278.5
Critics of Time in Modernity By Yusuke Maki
For the abovementioned purpose, first of all, I will try to consider Yusuke Maki’s series of works as a unified process in which his project of critics about “time in modernity (characterized as irreversibility and linearity; Newton’s absolute time)” has been gradually deepening. Maki’s critics of his initial works were based on Marxism, or strictly speaking, on theory of reification. For example, in Gendaisyakai-no-Sonnritsu-Kouzou (Existential Structures of Contemporary Society) (1977), Maki carefully examined Marx, and in Ninngen-Kaihou-no-Riron-no-Tameni (Toward The Theory of Human Liberation) (1971), he criticized the difficulties of analytical reason on the basis of theory of reification.
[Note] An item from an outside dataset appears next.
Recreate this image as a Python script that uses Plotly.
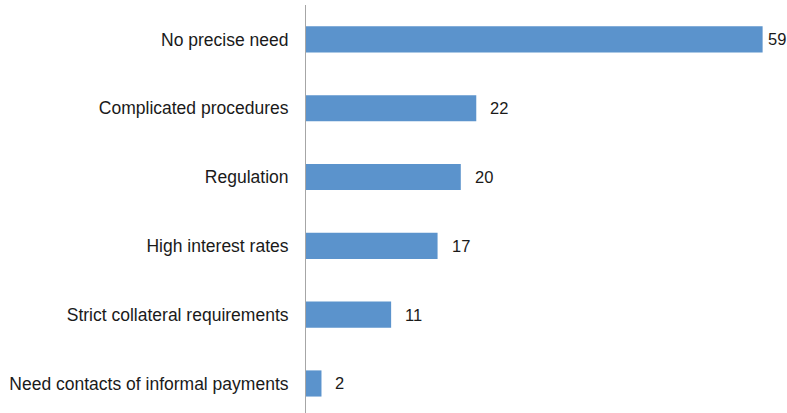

However, after that, the color of Marxism had gradually faded away from his works and he employed the perspective called “comparative sociology”. As a result, it seems to us that his critics of time in modernity became more and more consistent. It is simply illustrated in the fact that he thoroughly relativizes even the Marxism view of time, depended on which his initial works were written, which is obvious in his Jikan-no-Hikaku-Syakaigaku (Comparative Sociology of Time) (1981), which is a fruition of his inquiry from the perspective of comparative sociology.
Furthermore, I would like to examine the terminal point of Maki’s inquiry. In doing so, I will employ the view of time of “vertically accumulating time”, which has been developed in phenomenological perspectives. This process aims to articulate the significance and limitations of Maki’s works, and to find a way of developing his insight.